Cries from the Wilderness: Reimagining Church Culture in an Age of Uncertainty explores the memoirs of three contemporary sojourners (Rachel Held Evans, David Gushee, and Macy Halford) asking: What postures were common in his or her journey that helped them navigate their spiritual wilderness? David Pocta then argues that a primary problem is that many faith communities rarely see themselves in the spiritual wilderness. The author’s contention is that spiritual communities are often ill-equipped to nurture the spiritual life of disoriented or questioning Christians. By acknowledging their own spiritual journey and drawing lessons from healthy wilderness postures they would be better positioned to transform and mature their community while creating a nurturing environment for individual sojourners.
David Pocta is director of the Institute for the Study of Contemporary Spirituality at the Oblate School of Theology and Executive Director of the Disciples Center for Education.
Chapter 1: The Story of a Soul
Chapter 2: Macy Halford
Chapter 3: Rachel Held Evans
Chapter 4: David Gushee
Chapter 5: Navigating the Wilderness
Chapter 6: What Went Wrong with Their Community
Chapter 7: A Theology and Spirituality of Wilderness
Chapter 8: A Model to Frame "Deconstruction" and Community
Chapter 9: Contextualizing the Contemporary Wilderness
Chapter 10: Reimagining the Church: Some Suggestions
Conclusion: Some Final Uncensored Thoughts
With a depth gained from both profound spiritual struggle and intellectual rigor, David Pocta has given the church a pastoral gift—an examination of its role in driving Christians into the wilderness. With his own journey as backdrop, Pocta analyzes the stories of three fellow pilgrims, offering a rich understanding of their wanderings and pointing out common markers along the way. The result is a narrative of how transformed faith and hope can spring from personal desolation. This volume will serve as a remarkable resource for the healing of the churches in which our journeys begin and of those alienated by their faith traditions.
This book is for anyone who has experienced the spiritual wilderness or who knows someone trying to navigate the spiritual wilderness. In other words, it is for everyone. This book gives hope for those who are wandering and breathes life into dry bones. David Pocta helps faith communities understand how to listen to and have conversations with wilderness folk. Take and read.
Attentive to the angst of “wandering, doubting, questioning” Christians (especially Evangelicals, the author’s own church family), who find their once beloved church communities unable to sustain them beyond the simple certainties that once constituted faith, David Pocta’s “Cries from the Wilderness” offers a compelling, challenging, yet ultimately faith-filled response.
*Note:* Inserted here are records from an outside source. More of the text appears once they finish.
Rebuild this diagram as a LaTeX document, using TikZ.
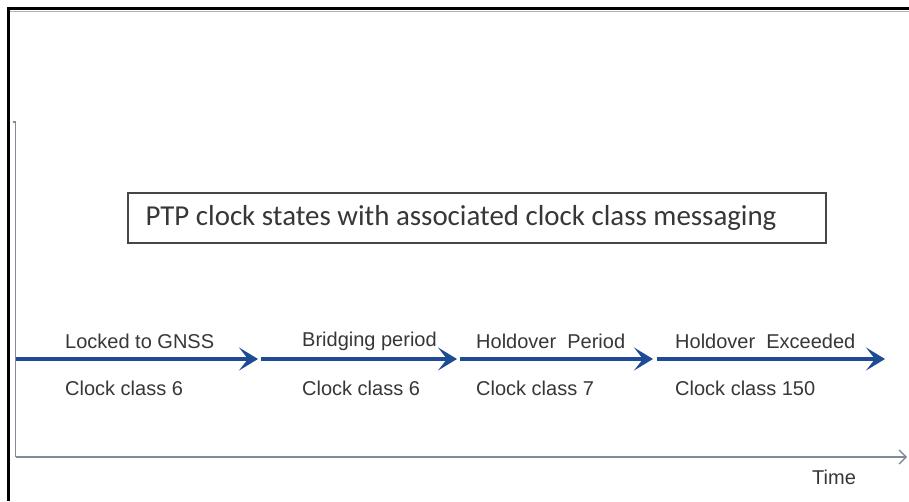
\documentclass[tikz,border=0pt]{standalone}
\usepackage{fontspec}
\setmainfont{Liberation Sans}
\newfontfamily\titlefont{Carlito}
\usetikzlibrary{arrows.meta}
\definecolor{arrowblue}{RGB}{30,76,148}
\definecolor{axisgray}{RGB}{128,138,152}
\definecolor{txtgray}{RGB}{55,55,55}
\definecolor{boxgray}{RGB}{70,70,70}
\tikzset{
  x=1pt, y=-1pt,
  statearrow/.style={draw=arrowblue, line width=3.6pt,
    -{Stealth[length=19pt,width=23pt,inset=9pt]}},
  statelabel/.style={anchor=west, inner sep=0pt, text=txtgray,
    font=\fontsize{20}{24}\selectfont},
  axisline/.style={draw=axisgray, line width=1.6pt},
  titlebox/.style={draw=boxgray, line width=1.5pt, minimum width=698pt,
    minimum height=50pt, inner sep=0pt, text=txtgray,
    font=\titlefont\fontsize{28.9}{32}\selectfont},
}
\begin{document}
\begin{tikzpicture}
\useasboundingbox (0,0) rectangle (909,501);
\fill[white] (0,0) rectangle (909,501);
% frame
\draw[line width=3pt, black] (8.5,501) -- (8.5,8.5) -- (909,8.5);
\draw[line width=1pt, black!30] (10,11) -- (909,11);
% axes
\coordinate (ytop) at (15.5,122);
\coordinate (origin) at (15.5,457);
\coordinate (xend) at (907,457);
\draw[axisline] (12.5,122) -- (ytop) -- (origin);
\draw[axisline, -{Straight Barb[length=7pt,width=14pt,line width=1.4pt]}] (origin) -- (xend);
\node[statelabel] (time) at (812,477) {Time};
% title
\node[titlebox] (title) at (477,218) {\hspace*{-32pt}PTP clock states with associated clock class messaging};
% state arrows
\coordinate (a0) at (16,359);
\coordinate (a1) at (258,359);
\coordinate (a2) at (261,359);
\coordinate (a3) at (457,359);
\coordinate (a4) at (460,359);
\coordinate (a5) at (653,359);
\coordinate (a6) at (657,359);
\coordinate (a7) at (885,359);
\draw[statearrow] (a0) -- (a1);
\draw[statearrow] (a2) -- (a3);
\draw[statearrow] (a4) -- (a5);
\draw[statearrow] (a6) -- (a7);
% labels
\node[statelabel] (s1) at (65,341) {Locked to GNSS};
\node[statelabel] (s2) at (302,341) {Bridging period};
\node[statelabel] (s3) at (476,341) {Holdover\ \ Period};
\node[statelabel] (s4) at (675,341) {Holdover\ \ Exceeded};
\node[statelabel] (c1) at (65,388) {Clock class 6};
\node[statelabel] (c2) at (302,388) {Clock class 6};
\node[statelabel] (c3) at (476,388) {Clock class 7};
\node[statelabel] (c4) at (675,388) {Clock class 150};
\end{tikzpicture}
\end{document}
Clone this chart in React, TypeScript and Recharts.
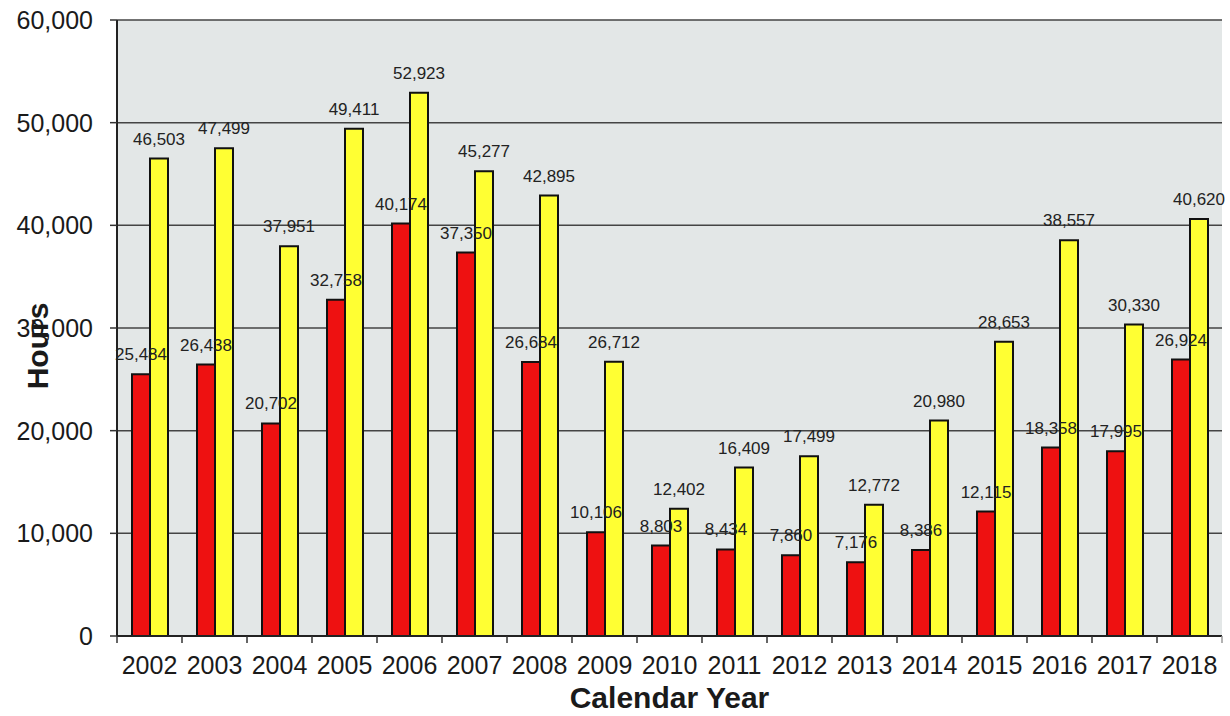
import React from 'react';
import { BarChart, Bar, XAxis, YAxis, CartesianGrid, LabelList } from 'recharts';

const YEARS = ['2002', '2003', '2004', '2005', '2006', '2007', '2008', '2009', '2010', '2011', '2012', '2013', '2014', '2015', '2016', '2017', '2018'];
const RED_HOURS = [25484, 26438, 20702, 32758, 40174, 37350, 26684, 10106, 8803, 8434, 7860, 7176, 8386, 12115, 18358, 17995, 26924];
const YELLOW_HOURS = [46503, 47499, 37951, 49411, 52923, 45277, 42895, 26712, 12402, 16409, 17499, 12772, 20980, 28653, 38557, 30330, 40620];
const Y_TICKS = [0, 10000, 20000, 30000, 40000, 50000, 60000];

const data = YEARS.map((year, i) => ({ year, red: RED_HOURS[i], yellow: YELLOW_HOURS[i] }));

const W = 1230;
const H = 716;
const LEFT = 117;
const RIGHT = 8;
const BAND = (W - LEFT - RIGHT) / YEARS.length;
const FONT = '"Liberation Sans", Arial, sans-serif';

const fmt = (v: number) => v.toLocaleString('en-US');

function YearTick(props: any) {
  const { x, y, payload, index } = props;
  const last = index === YEARS.length - 1;
  return (
    <g>
      <line x1={x - BAND / 2} x2={x - BAND / 2} y1={y} y2={y + 7} stroke="#333" strokeWidth={1.5} />
      {last && <line x1={x + BAND / 2} x2={x + BAND / 2} y1={y} y2={y + 7} stroke="#999" strokeWidth={1.5} />}
      <text x={x} y={y + 38} textAnchor="middle" fontSize={25} fill="#1a1a1a" fontFamily={FONT}>
        {payload.value}
      </text>
    </g>
  );
}

export default function App() {
  return (
    <div style={{ position: 'absolute', left: 0, top: 0, background: '#fff' }}>
      <BarChart width={W} height={H} data={data} margin={{ top: 20, right: RIGHT, left: 0, bottom: 0 }} barGap={0} barSize={18}>
        <CartesianGrid vertical={false} fill="#e3e7e7" stroke="#444" strokeWidth={1.5} />
        <XAxis
          dataKey="year"
          height={80}
          interval={0}
          tickLine={false}
          tickSize={0}
          tickMargin={0}
          axisLine={{ stroke: '#222', strokeWidth: 2 }}
          tick={<YearTick />}
          label={{
            content: (p: any) => (
              <text
                x={p.viewBox.x + p.viewBox.width / 2}
                y={p.viewBox.y + 72}
                textAnchor="middle"
                fontSize={30}
                fontWeight="bold"
                fill="#1a1a1a"
                fontFamily={FONT}
              >
                Calendar Year
              </text>
            ),
          }}
        />
        <YAxis
          width={LEFT}
          domain={[0, 60000]}
          ticks={Y_TICKS}
          interval={0}
          tickFormatter={fmt}
          tickSize={7}
          tickMargin={17}
          tickLine={{ stroke: '#333', strokeWidth: 1.5 }}
          axisLine={{ stroke: '#222', strokeWidth: 2 }}
          tick={{ fontSize: 25, fill: '#1a1a1a', fontFamily: FONT }}
          label={{
            content: (p: any) => {
              const cx = 37;
              const cy = p.viewBox.y + p.viewBox.height / 2 + 18;
              return (
                <text
                  x={cx}
                  y={cy}
                  transform={`rotate(-90 ${cx} ${cy})`}
                  textAnchor="middle"
                  dominantBaseline="central"
                  fontSize={30}
                  fontWeight="bold"
                  fill="#1a1a1a"
                  fontFamily={FONT}
                >
                  Hours
                </text>
              );
            },
          }}
        />
        <YAxis yAxisId="frame" orientation="right" width={0} tick={false} tickLine={false} axisLine={{ stroke: '#999', strokeWidth: 1.5 }} />
        <Bar dataKey="red" fill="#ee1111" stroke="#111" strokeWidth={2} isAnimationActive={false}>
          <LabelList dataKey="red" position="top" offset={14} formatter={fmt as any} style={{ fontSize: 17, fill: '#222', fontFamily: FONT }} />
        </Bar>
        <Bar dataKey="yellow" fill="#ffff33" stroke="#111" strokeWidth={2} isAnimationActive={false}>
          <LabelList dataKey="yellow" position="top" offset={14} formatter={fmt as any} style={{ fontSize: 17, fill: '#222', fontFamily: FONT }} />
        </Bar>
      </BarChart>
    </div>
  );
}
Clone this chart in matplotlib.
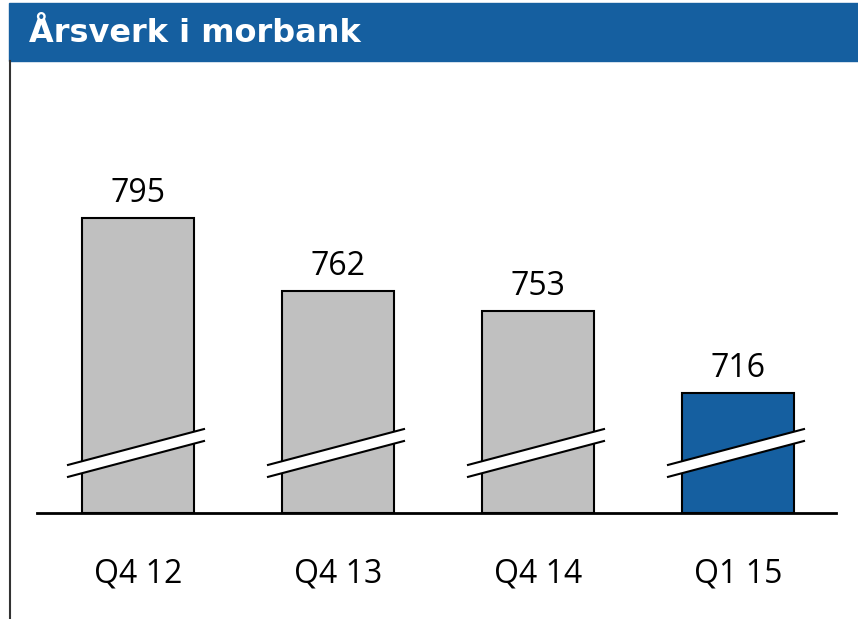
import matplotlib
matplotlib.use('Agg')
import matplotlib.pyplot as plt
from matplotlib.patches import Rectangle, Polygon
from matplotlib.lines import Line2D

categories = ['Q4 12', 'Q4 13', 'Q4 14', 'Q1 15']
values = [795, 762, 753, 716]
colors = ['#c0c0c0', '#c0c0c0', '#c0c0c0', '#155fa0']
title = 'Årsverk i morbank'

W, H = 858, 619
fig = plt.figure(figsize=(W / 100, H / 100), dpi=100)

# title bar
fig.patches.append(Rectangle((9 / W, 1 - 61 / H), 1 - 9 / W, 58 / H,
                             transform=fig.transFigure, color='#155fa0', zorder=0))
fig.text(29 / W, 1 - 33 / H, title, color='white', fontsize=23,
         fontweight='bold', family='DejaVu Sans', va='center', ha='left')
# left frame line
fig.add_artist(Line2D([9.5 / W, 9.5 / W], [0, 1 - 61 / H], transform=fig.transFigure,
                      color='#333333', lw=1.5))

ax = fig.add_axes([37 / W, 1 - 513 / H, (836 - 37) / W, (513 - 62) / H])
ymin, ymax = 661.8, 865.4
x = list(range(len(categories)))
ax.bar(x, [v - ymin for v in values], bottom=ymin, width=0.56, color=colors,
       edgecolor='black', linewidth=1.5, zorder=2)
ax.set_xlim(-0.505, 3.49)
ax.set_ylim(ymin, ymax)

# axis break marks
for xi in x:
    xl, xr = xi - 0.35, xi + 0.33
    lo = (ymin + 16.3, ymin + 32.5)
    up = (ymin + 21.7, ymin + 37.9)
    ax.add_patch(Polygon([(xl, lo[0]), (xr, lo[1]), (xr, up[1]), (xl, up[0])],
                         closed=True, facecolor='white', edgecolor='none', zorder=3))
    ax.plot([xl, xr], [lo[0], lo[1]], color='black', lw=1.5, zorder=4)
    ax.plot([xl, xr], [up[0], up[1]], color='black', lw=1.5, zorder=4)

font = 'Open Sans'
for xi, v in zip(x, values):
    ax.annotate(str(v), (xi, v), xytext=(0, 11.5), textcoords='offset points',
                ha='center', va='baseline', fontsize=23, family=font)
for xi, c in zip(x, categories):
    ax.annotate(c, (xi, 0), xycoords=('data', 'axes fraction'), xytext=(0, -49.7),
                textcoords='offset points', ha='center', va='baseline',
                fontsize=23, family=font)

for s in ['top', 'right', 'left']:
    ax.spines[s].set_visible(False)
ax.spines['bottom'].set_linewidth(2)
ax.set_xticks([])
ax.set_yticks([])

fig.savefig('out.png', dpi=100)
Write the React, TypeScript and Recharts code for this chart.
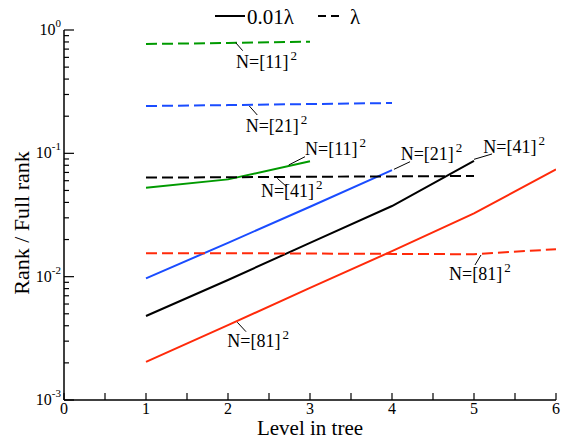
import React from "react";
import {LineChart, Line, XAxis, YAxis, ReferenceLine, ReferenceDot} from "recharts";

const FONT = "'Liberation Serif', 'Times New Roman', serif";
const TXT = {fontFamily: FONT};

// tree levels (x)
const levels = [1, 2, 3, 4, 5, 6];

// 0.01 lambda, solid lines
const fine11 = [0.0526, 0.0615, 0.0861];
const fine21 = [0.0097, 0.0188, 0.0369, 0.0732];
const fine41 = [0.0048, 0.0094, 0.0188, 0.0374, 0.087];
const fine81 = [0.00204, 0.00405, 0.0081, 0.0161, 0.0326, 0.0741];

// lambda, dashed lines
const coarse11 = [0.77, 0.785, 0.804];
const coarse21 = [0.242, 0.246, 0.251, 0.256];
const coarse41 = [0.0636, 0.064, 0.0646, 0.065, 0.0655];
const coarse81 = [0.0155, 0.0155, 0.0154, 0.0153, 0.0152, 0.0167];

const xTicks = [0, 0.5, 1, 1.5, 2, 2.5, 3, 3.5, 4, 4.5, 5, 5.5, 6];
const yDecades = [0.001, 0.01, 0.1, 1];
const yExponents = ["-3", "-2", "-1", "0"];
const yMinor = [2, 3, 4, 5, 6, 7, 8, 9];

const GREEN = "#009a00";
const BLUE = "#1a4cff";
const RED = "#ff2a0a";
const BLACK = "#000000";

const series = [
    {key: "f11", values: fine11, color: GREEN, dashed: false},
    {key: "f21", values: fine21, color: BLUE, dashed: false},
    {key: "f41", values: fine41, color: BLACK, dashed: false},
    {key: "f81", values: fine81, color: RED, dashed: false},
    {key: "c11", values: coarse11, color: GREEN, dashed: true},
    {key: "c21", values: coarse21, color: BLUE, dashed: true},
    {key: "c41", values: coarse41, color: BLACK, dashed: true},
    {key: "c81", values: coarse81, color: RED, dashed: true},
];

// label text, leader line (from -> to) and text anchor, in data units
const notes = [
    {n: "11", from: [2.094, 0.789], to: [2.179, 0.68], at: [2.098, 0.495]},
    {n: "21", from: [2.26, 0.242], to: [2.357, 0.2046], at: [2.216, 0.1498]},
    {n: "11", from: [2.74, 0.0804], to: [2.939, 0.0939], at: [2.939, 0.0969]},
    {n: "41", from: [2.601, 0.0627], to: [2.716, 0.0536], at: [2.402, 0.044]},
    {n: "21", from: [4.024, 0.0742], to: [4.22, 0.0855], at: [4.106, 0.0883]},
    {n: "41", from: [5.0, 0.0894], to: [5.22, 0.0988], at: [5.113, 0.1]},
    {n: "81", from: [5.085, 0.01498], to: [5.012, 0.01243], at: [4.695, 0.0094]},
    {n: "81", from: [2.113, 0.00427], to: [2.22, 0.00358], at: [1.991, 0.0027]},
];

const yTicks: number[] = [];
yDecades.forEach((d, i) => {
    yTicks.push(d);
    if (i < yDecades.length - 1) yMinor.forEach(m => yTicks.push(+(d * m).toPrecision(3)));
});

const data = levels.map((x, i) => {
    const row: any = {x};
    series.forEach(s => {
        if (i < s.values.length) row[s.key] = s.values[i];
    });
    return row;
});

const isMajorY = (v: number) => yDecades.some(d => Math.abs(d - v) < d * 1e-6);

const BottomTick = (props: any) => {
    const {x, y, payload} = props;
    const v = payload.value;
    return (
        <g>
            <line x1={x} y1={y} x2={x} y2={y - 7} stroke="#000" strokeWidth={1.2}/>
            {Number.isInteger(v) &&
                <text x={x} y={y + 14} textAnchor="middle" fontSize={16} style={TXT} fill="#000">{v}</text>}
        </g>
    );
};

const TopTick = (props: any) => {
    const {x, y} = props;
    return <line x1={x} y1={y} x2={x} y2={y + 7} stroke="#000" strokeWidth={1.2}/>;
};

const LeftTick = (props: any) => {
    const {x, y, payload} = props;
    const v = payload.value;
    const major = isMajorY(v);
    const idx = yDecades.findIndex(d => Math.abs(d - v) < d * 1e-6);
    return (
        <g>
            <line x1={x} y1={y} x2={x + (major ? 10 : 5)} y2={y} stroke="#000" strokeWidth={1.2}/>
            {major &&
                <text x={x - 3} y={y + 5} textAnchor="end" fontSize={16} style={TXT} fill="#000">
                    10<tspan dy={-8} fontSize={11}>{yExponents[idx]}</tspan>
                </text>}
        </g>
    );
};

const RightTick = (props: any) => {
    const {x, y, payload} = props;
    const major = isMajorY(payload.value);
    return <line x1={x} y1={y} x2={x - (major ? 10 : 5)} y2={y} stroke="#000" strokeWidth={1.2}/>;
};

const YTitle = (props: any) => {
    const vb = props.viewBox;
    const cx = vb.x + 29;
    const cy = 223;
    return (
        <text x={cx} y={cy} transform={`rotate(-90 ${cx} ${cy})`} textAnchor="middle" fontSize={22}
              style={TXT} fill="#000">Rank / Full rank</text>
    );
};

const XTitle = (props: any) => {
    const vb = props.viewBox;
    return (
        <text x={vb.x + vb.width / 2} y={vb.y + 35} textAnchor="middle" fontSize={21} style={TXT}
              fill="#000">Level in tree</text>
    );
};

const NoteLabel = (n: string) => (props: any) => {
    const vb = props.viewBox;
    return (
        <text x={vb.x} y={vb.y} fontSize={18} style={TXT} fill="#000">
            N=[{n}]<tspan dx={2} dy={-8} fontSize={13}>2</tspan>
        </text>
    );
};

export default function App() {
    return (
        <div style={{position: "absolute", left: 0, top: 0, width: 577, height: 442, background: "#fff"}}>
            <LineChart width={577} height={442} data={data} margin={{top: 30, right: 21, bottom: 0, left: 0}}>
                <XAxis dataKey="x" type="number" domain={[0, 6]} ticks={xTicks} interval={0} allowDataOverflow
                       tickSize={0} tickMargin={0} tick={<BottomTick/>} height={42}
                       axisLine={{stroke: "#000", strokeWidth: 1.5}} tickLine={false} label={<XTitle/>}/>
                <XAxis xAxisId="top" orientation="top" type="number" domain={[0, 6]} ticks={xTicks} interval={0}
                       allowDataOverflow tickSize={0} tickMargin={0} tick={<TopTick/>} height={0}
                       axisLine={{stroke: "#000", strokeWidth: 1.5}} tickLine={false}/>
                <YAxis type="number" scale="log" domain={[0.001, 1]} ticks={yTicks} interval={0} allowDataOverflow
                       tickSize={0} tickMargin={0} tick={<LeftTick/>} width={64}
                       axisLine={{stroke: "#000", strokeWidth: 1.5}} tickLine={false} label={<YTitle/>}/>
                <YAxis yAxisId="right" orientation="right" type="number" scale="log" domain={[0.001, 1]}
                       ticks={yTicks} interval={0} allowDataOverflow tickSize={0} tickMargin={0}
                       tick={<RightTick/>} width={0} axisLine={{stroke: "#000", strokeWidth: 1.5}} tickLine={false}/>
                {series.map(s => (
                    <Line key={s.key} dataKey={s.key} type="linear" stroke={s.color} strokeWidth={2}
                          strokeDasharray={s.dashed ? "11 5" : undefined} dot={false} activeDot={false}
                          isAnimationActive={false}/>
                ))}
                {notes.map((a, i) => (
                    <ReferenceLine key={"l" + i} segment={[{x: a.from[0], y: a.from[1]}, {x: a.to[0], y: a.to[1]}]}
                                   stroke="#000" strokeWidth={1} ifOverflow="visible"/>
                ))}
                {notes.map((a, i) => (
                    <ReferenceDot key={"t" + i} x={a.at[0]} y={a.at[1]} r={0} stroke="none" fill="none"
                                  ifOverflow="visible" label={{content: NoteLabel(a.n)}}/>
                ))}
            </LineChart>
            <svg width={577} height={30} style={{position: "absolute", left: 0, top: 0}}>
                <line x1={215} y1={16} x2={245} y2={16} stroke="#000" strokeWidth={2}/>
                <text x={247} y={24} fontSize={21} style={TXT} fill="#000">0.01λ</text>
                <line x1={318} y1={16} x2={340} y2={16} stroke="#000" strokeWidth={2} strokeDasharray="8 5"/>
                <text x={350} y={24} fontSize={21} style={TXT} fill="#000">λ</text>
            </svg>
        </div>
    );
}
The narratives of three questioners with markedly different trajectories– Macy Halford, Rachael Held Evans, and David Gushee- map out the wilderness journey in its variety as each wrestles with what it might mean to nurture discipleship towards genuine maturity. While the three vividly illustrate the search, the focus of Pocta’s concern is the inability of their home churches to offer spiritual, theological and scriptural sustenance for the journey. He thus offers a bracing, well- considered critique and an expansive, kingdom-driven vision of the church reimagined.
Cries from the Wilderness examines a complex problem—people leaving evangelical churches—through a complex lens—the wilderness metaphor—and proposes a complex solution—a reimagined spiritual ecclesial ecosystem. Not a book for those looking to simply confirm an analysis or find a quick-fix program, it is rather an invitation into a research space that honors honest questions, community tensions, and possibilities for healthy change; that is to say, it is a spiritual project.
I recommend this book, not only for its thought-provoking content, but also for the deep concern you will hear in David Pocta’s voice throughout it. With conviction and compassion, he models what he calls us to: a willingness to study (including rigorous personal and institutional self-examination), a commitment to listen well to diverse others, and an investment to cultivate Spirit-produced virtues for the ongoing work of becoming less rigid in our communities of faith.